I want to build a system similar to Google Analytics (only used for internal use, less traffic and less feature), and mainly focus on
Real time counting of unique URI visit/PV by different dimensions of user demographic information, e.g. User Agent, OS, Country etc
Real time calculation of average user session length (if the different between two request from the same IP is less than 1 minute)
Are there any good database store enable this kind of query in real time?
p.s. I am currently testing InfiDB.
There is a trick to building fast realtime analytics, regardless of the platform. I’ve done this with Microsoft Analysis Services, but you can use similar techniques with other platforms as well.
The trick is to have a leading partition that can be populated with near-realtime data and a historical partition (or partitions) that are optimised for fast queries. If you keep the leading partition small enough it will be quick to query as well.
To manage this, your ETL processing populates the leading partition and you build a supplementary process that periodically converts the partitions to the fast query optimised format. The exact nature of this process will vary with your platform.
On MS Analysis Services the leading partition is done as a ROLAP partition that reads directly off the table. Trailing partitions are converted to MOLAP with aggregates. Other OLAP systems will work similarly. On Oracle you can create bitmap indexes and materialised view partitions on your trailing partitions to speed up queries. Some other systems have this type of feature as well, although I’m not aware of MySQL supporting it.
At a guess, I’d say the cheapest mainstream platform that would do this is MS Analysis Services, which is only available bundled with SQL Server and can cannot be purchased separately. For the partitioning with 2008 R2 you will need Enterprise Edition of SQL Server, which runs to about £22,000 per CPU socket in the UK and a bit less on the other side of the pond. Microsoft are shipping a new ‘Business Intelligence’ edition of SQL Server with 2012. Once this hits RTM the B.I. edition of the product does support partitioned cubes and is substantially cheaper than Enterprise Edition. Depending on your budget and time constraints you may be able to use that instead.

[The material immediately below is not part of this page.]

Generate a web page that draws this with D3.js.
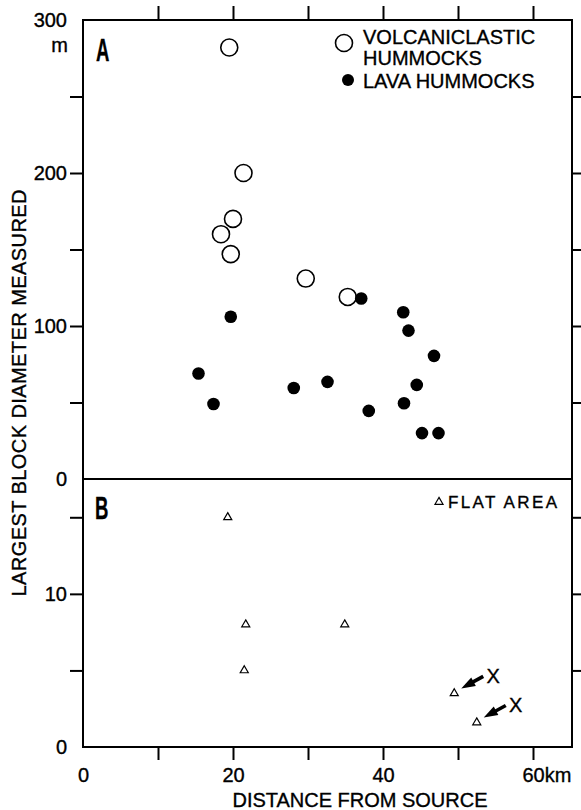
<!DOCTYPE html>
<html>
<head>
<meta charset="utf-8">
<script src="https://cdn.jsdelivr.net/npm/d3@7.9.0/dist/d3.min.js"></script>
<style>
  html, body { margin: 0; padding: 0; background: #fff; }
  svg { display: block; font-family: "Liberation Sans", Arial, sans-serif; }
  svg text { stroke: #000; stroke-width: 0.35; }
  .tick text { font-size: 20px; fill: #000; }
  .tick line { stroke: #000; stroke-width: 2; }
</style>
</head>
<body>
<svg id="chart" width="581" height="810"></svg>
<script>
// ---- data ----
// panel A: volcaniclastic hummocks (open circles)
const volcDist = [19.5, 21.4, 20.0, 18.4, 19.7, 29.7, 35.3];
const volcSize = [282, 200, 170, 160, 147, 131, 119];

// panel A: lava hummocks (filled circles)
const lavaDist = [19.7, 15.4, 17.4, 28.1, 32.6, 37.1, 42.7, 43.4, 46.8, 44.5, 38.1, 42.8, 45.2, 47.4];
const lavaSize = [106, 69, 49, 59.5, 63.5, 118, 109, 97, 80.5, 61.5, 44.5, 49.5, 30, 30];

// panel B: flat area (triangles)
const flatDist = [19.3, 21.7, 21.5, 34.9, 49.5, 52.5];
const flatSize = [15.0, 8.0, 5.0, 8.0, 3.5, 1.6];
const flatMarked = [4, 5]; // points flagged with "X"

const xTicks = [10, 20, 30, 40, 50, 60];
const xLabels = [0, 20, 40, 60];
const yTicksA = [50, 100, 150, 200, 250];
const yLabelsA = [0, 100, 200, 300];
const yTicksB = [5, 10, 15];
const yLabelsB = [0, 10];

// ---- layout ----
const plotLeft = 83, plotRight = 572, plotTop = 20, plotMid = 479, plotBottom = 747;

const svg = d3.select("#chart");

const x = d3.scaleLinear().domain([0, 65.2]).range([plotLeft, plotRight]);
const yA = d3.scaleLinear().domain([0, 300]).range([plotMid, plotTop]);
const yB = d3.scaleLinear().domain([0, 17.5]).range([plotBottom, plotMid]);

function cleanAxis(g) {
  g.select(".domain").remove();
  g.attr("font-family", null).attr("font-size", null);
}

// ticks only
svg.append("g").attr("transform", `translate(0,${plotTop})`)
  .call(d3.axisTop(x).tickValues(xTicks).tickSize(14).tickFormat(""))
  .call(cleanAxis);
svg.append("g").attr("transform", `translate(0,${plotBottom})`)
  .call(d3.axisBottom(x).tickValues(xTicks).tickSize(13).tickFormat(""))
  .call(cleanAxis);
svg.append("g").attr("transform", `translate(${plotLeft},0)`)
  .call(d3.axisLeft(yA).tickValues(yTicksA).tickSize(13).tickFormat(""))
  .call(cleanAxis);
svg.append("g").attr("transform", `translate(${plotLeft},0)`)
  .call(d3.axisLeft(yB).tickValues(yTicksB).tickSize(13).tickFormat(""))
  .call(cleanAxis);
svg.append("g").attr("transform", `translate(${plotRight},0)`)
  .call(d3.axisRight(yA).tickValues(yTicksA).tickSize(9).tickFormat(""))
  .call(cleanAxis);
svg.append("g").attr("transform", `translate(${plotRight},0)`)
  .call(d3.axisRight(yB).tickValues(yTicksB).tickSize(9).tickFormat(""))
  .call(cleanAxis);

// labels only
const xLab = svg.append("g").attr("transform", `translate(0,${plotBottom})`)
  .call(d3.axisBottom(x).tickValues(xLabels).tickSize(0).tickPadding(21))
  .call(cleanAxis);
xLab.selectAll(".tick text")
  .filter((d) => d === 60)
  .attr("text-anchor", "start")
  .attr("x", -11)
  .text("60km");

svg.append("g").attr("transform", `translate(${plotLeft},0)`)
  .call(d3.axisLeft(yA).tickValues(yLabelsA).tickSize(0).tickPadding(16))
  .call(cleanAxis);
svg.append("g").attr("transform", `translate(${plotLeft},0)`)
  .call(d3.axisLeft(yB).tickValues(yLabelsB).tickSize(0).tickPadding(16))
  .call(cleanAxis);

svg.append("text").attr("x", plotLeft - 15).attr("y", yA(300) + 32)
  .attr("text-anchor", "end").attr("font-size", 20).text("m");

// frame + divider
svg.append("rect")
  .attr("x", plotLeft).attr("y", plotTop)
  .attr("width", plotRight - plotLeft).attr("height", plotBottom - plotTop)
  .attr("fill", "none").attr("stroke", "#000").attr("stroke-width", 2);
svg.append("line")
  .attr("x1", plotLeft).attr("x2", plotRight).attr("y1", plotMid).attr("y2", plotMid)
  .attr("stroke", "#000").attr("stroke-width", 2);

// panel letters
function panelLetter(txt, px, py) {
  svg.append("text")
    .attr("transform", `translate(${px},${py}) scale(0.58,1)`)
    .attr("font-size", 32).attr("font-weight", "bold")
    .text(txt);
}
panelLetter("A", 96, 61);
panelLetter("B", 95, 519);

// axis titles
svg.append("text")
  .attr("x", 360).attr("y", 807)
  .attr("text-anchor", "middle").attr("font-size", 20)
  .attr("textLength", 255)
  .text("DISTANCE FROM SOURCE");
svg.append("text")
  .attr("transform", "translate(26,393) rotate(-90)")
  .attr("text-anchor", "middle").attr("font-size", 20)
  .attr("textLength", 407)
  .text("LARGEST BLOCK DIAMETER MEASURED");

// ---- marks ----
const volc = volcDist.map((d, i) => ({ x: d, y: volcSize[i] }));
const lava = lavaDist.map((d, i) => ({ x: d, y: lavaSize[i] }));
const flat = flatDist.map((d, i) => ({ x: d, y: flatSize[i] }));

svg.append("g").selectAll("circle")
  .data(volc).join("circle")
  .attr("cx", (d) => x(d.x)).attr("cy", (d) => yA(d.y))
  .attr("r", 8.5)
  .attr("fill", "#fff").attr("stroke", "#000").attr("stroke-width", 1.6);

svg.append("g").selectAll("circle")
  .data(lava).join("circle")
  .attr("cx", (d) => x(d.x)).attr("cy", (d) => yA(d.y))
  .attr("r", 6.3)
  .attr("fill", "#000");

const tri = d3.symbol().type(d3.symbolTriangle).size(28);
svg.append("g").selectAll("path")
  .data(flat).join("path")
  .attr("transform", (d) => `translate(${x(d.x)},${yB(d.y)})`)
  .attr("d", tri)
  .attr("fill", "#fff").attr("stroke", "#000").attr("stroke-width", 1.2);

// arrows pointing to flagged points
const arrowG = svg.append("g");
flatMarked.forEach((i) => {
  const px = x(flat[i].x), py = yB(flat[i].y);
  const tip = [px + 7, py - 5], tail = [px + 29, py - 17];
  const ang = Math.atan2(tail[1] - tip[1], tail[0] - tip[0]);
  const hl = 14, hw = 4.8;
  const bx = tip[0] + hl * Math.cos(ang), by = tip[1] + hl * Math.sin(ang);
  arrowG.append("line")
    .attr("x1", bx - 2 * Math.cos(ang)).attr("y1", by - 2 * Math.sin(ang))
    .attr("x2", tail[0]).attr("y2", tail[1])
    .attr("stroke", "#000").attr("stroke-width", 3.6);
  arrowG.append("path")
    .attr("d", `M${tip[0]},${tip[1]}L${bx - hw * Math.sin(ang)},${by + hw * Math.cos(ang)}L${bx + hw * Math.sin(ang)},${by - hw * Math.cos(ang)}Z`)
    .attr("fill", "#000");
  arrowG.append("text")
    .attr("x", px + 39).attr("y", py - 10)
    .attr("text-anchor", "middle").attr("font-size", 20)
    .text("X");
});

// legends
const legA = svg.append("g");
legA.append("circle").attr("cx", 344).attr("cy", 43).attr("r", 8.5)
  .attr("fill", "#fff").attr("stroke", "#000").attr("stroke-width", 1.6);
legA.append("circle").attr("cx", 348).attr("cy", 80).attr("r", 6)
  .attr("fill", "#000");
legA.append("text").attr("x", 363).attr("y", 44).attr("font-size", 20).text("VOLCANICLASTIC");
legA.append("text").attr("x", 363).attr("y", 65).attr("font-size", 20).text("HUMMOCKS");
legA.append("text").attr("x", 363).attr("y", 88).attr("font-size", 20).text("LAVA HUMMOCKS");

const legB = svg.append("g");
legB.append("path").attr("transform", "translate(439,502)").attr("d", tri)
  .attr("fill", "#fff").attr("stroke", "#000").attr("stroke-width", 1.2);
legB.append("text").attr("x", 448).attr("y", 508).attr("font-size", 17)
  .attr("textLength", 109).text("FLAT AREA");
</script>
</body>
</html>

Another aspect of the problem you will have to tackle is changed data capture – efficiently identifying and pushing new or changed data rows into the ETL process. Most DBMS vendors’ CDC features only work with their own databases, so if you want a CDC solution you may have to go to a third party app or triggers on the source.
Various third parties punt CDC applications that will migrate across database platforms. A list of CDC products can be seen on the wikipedia entry on the subject. Note that you may still have issues with integration. For example IBM Infosphere CDC can only trigger external processes on a per-row basis, rather than per batch, which could cause efficiency problems on large data volumes.
You can create a set of triggers on the source tables that push out the changes into a staging area. This would require you to have sufficient access to the source database to do this, so it may not be an option on vendor-supported databases.
If the data is from a file (for example a web server log) you would have to write a client side process that monitors the tail of the files for new records.
It is quite likely you will end up having to implement a pull process that polls the data sources. In this case you have to work out the tolerable latency and write your process so it is efficient enough at detecting changes so it can be run sufficiently quickly. There is an old saying, sometimes found in embedded systems circles, to the effect of: ‘You know they’re getting serious about reliability when they start polling‘
It’s possible to build something that matches your basic requirements in PostgreSQL. You can build materialized views that are kept up to date with triggers, and use partitioning to cut down the overhead of maintaining older data. But that is all a very manual process in that database still, so you’d need custom coding for several components. And performance of the result won’t be very good compared with commercial solutions optimized for this specific purpose.
There is some analytics innovation in this area provided by commercial forks of PostgreSQL aiming at this market, such as those from Greenplum and Truviso. The completely free PostgreSQL isn’t a great solution to this sort of problem at larger scales yet.